Demolition of Complex Worries Veteran Lawyers
Daily Journal - April 22, 1994
The Impending demolition of the Northridge Meadows apartments has struck dread into the hearts of seasoned lawyers who have never before conducted such a review of evidence.
In their case against the apartments’ owners and builder, attorneys for the survivors will accompany their experts to the ruins May 2 to begin taking apart the collapsed first floor - piece by piece.
"I am very, very worried about that controlled demolition, really worried about it. This is the most dangerous job I have ever worked on. We could get killed, " said Santa Monica attorney Joel B. Castro.
The lawyers believe removing sections of the collapsed first story will help them prove Northridge Meadows did not meet the city’s building code when it was built in 1971.
Reporters and photographers from various news agencies have made arrangements to observe the operation, which is expected to take a week to 10 days. National Geographic magazine will photograph the procedure.
"Even though we will have paramedics and search-and-rescue guys on standby, the press has actually made reservations to go in the building and crawl in those holes," said Castro, the lead plaintiffs’ lawyer. "There could be another earthquake and the whole structure could collapse. And the property is full of rats, flies and maggots; everybody had meat in their refrigerators. Our interest is in getting the evidence and getting out of there as soon as we can."
Although attorneys and hired experts have been documenting areas of the complex of weeks, the collapsed first story has been entered only by the fire department personnel who removed the dead by drilling holes through he floors of second-story apartments. The belongings of former tenants remain as they were when the magnitude 6.8 quake Jan. 17 rendered Northridge Meadows uninhabitable and unable to enter.
Castro had hoped for a safer procedure in which the second and third stories would be removed before workers entered the first-floor apartments that were crushed in the disaster. But the cost to do that was $100,000.
The May 2 autopsy, at an estimated cost of $50,000, will require inspectors to enter the unstable buildings not knowing what will happen when they begin to remove parts of walls, flooring and other structural elements.

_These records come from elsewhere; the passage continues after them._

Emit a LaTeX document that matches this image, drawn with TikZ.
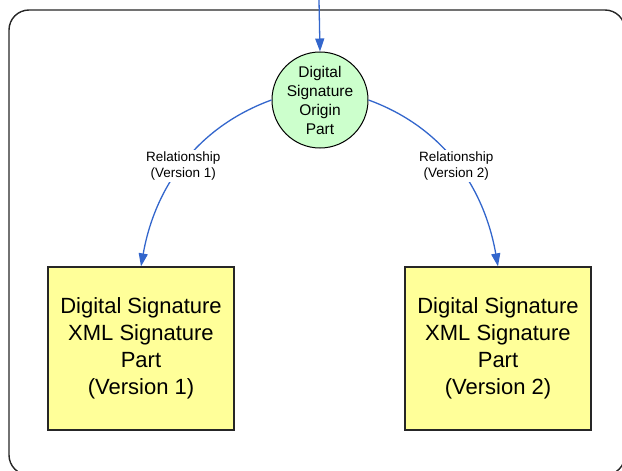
\documentclass[tikz,border=0pt]{standalone}
\usepackage{fontspec}
\setmainfont{Liberation Sans}
\usetikzlibrary{arrows.meta}
\definecolor{arrowblue}{HTML}{3366CC}
\definecolor{origingreen}{HTML}{CCFFCC}
\definecolor{partyellow}{HTML}{FFFF99}
\tikzset{
  frame/.style={draw=black!85, line width=1.4pt, rounded corners=20pt},
  origin/.style={circle, draw=black, line width=1pt, fill=origingreen, minimum size=96pt, inner sep=0pt, align=center, font=\fontsize{15.5}{19}\selectfont},
  partbox/.style={rectangle, draw=black!85, line width=1.2pt, fill=partyellow, minimum width=186pt, minimum height=163pt, inner sep=0pt, align=center, font=\fontsize{22}{27}\selectfont},
  relarrow/.style={draw=arrowblue, line width=1.3pt, -{Triangle[length=13pt,width=9pt]}},
  rellabel/.style={fill=white, inner sep=1.5pt, align=center, font=\fontsize{13.5}{16}\selectfont}
}
\begin{document}
\begin{tikzpicture}[x=1pt,y=1pt]
\useasboundingbox (0,0) rectangle (622,-471);
\draw[frame] (9,-10) rectangle (625,-475);
\coordinate (top) at (319,0);
\node[origin] (origin) at (320,-100) {Digital\\Signature\\Origin\\Part};
\node[partbox] (v1) at (141,-348.5) {Digital Signature\\XML Signature\\Part\\(Version 1)};
\node[partbox] (v2) at (498,-348.5) {Digital Signature\\XML Signature\\Part\\(Version 2)};
\draw[relarrow] (top) -- (origin.north);
\draw[relarrow] (origin.west) .. controls +(200:80) and +(80:80) .. (v1.north)
  node[rellabel, pos=0.5, yshift=-2pt] {Relationship\\(Version 1)};
\draw[relarrow] (origin.east) .. controls +(-20:80) and +(100:80) .. (v2.north)
  node[rellabel, pos=0.5, yshift=-2pt] {Relationship\\(Version 2)};
\end{tikzpicture}
\end{document}
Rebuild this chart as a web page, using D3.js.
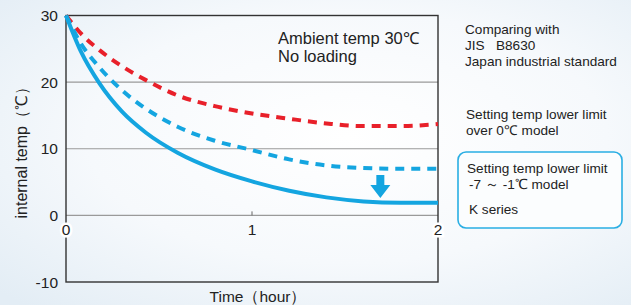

"We are not in the business of risking our lives," Castro said. "But the unique thing about Northridge Meadows is it will be demolished, and all the evidence will be gone."
Plaintiffs’ lawyers obtained a temporary injunction to block the city’s wrecking ball until they could remove their samples. Although the Federal Emergency management Agency will pay for the final razing, the federal agency refused to finance the gathering of evidence for the court case.
Superior Court Judge William A. MacLaughlin delayed the demolition to give all former tenants and prospective defendants and their lawyers a chance to participate.
Plaintiff’s attorney Bruce A. Broillet called the procedure "a classic example of the good things the system of justice does. What will sift out of this controlled demolition is a lot of data about what works and what doesn’t" in construction methods, he said. " The system of justice, particularly the plaintiffs’ side, is under constant attack as being a drag on the economy. But if it wasn’t for the fact that people can go out and retain lawyers, we would not know what happened" at Northridge Meadows.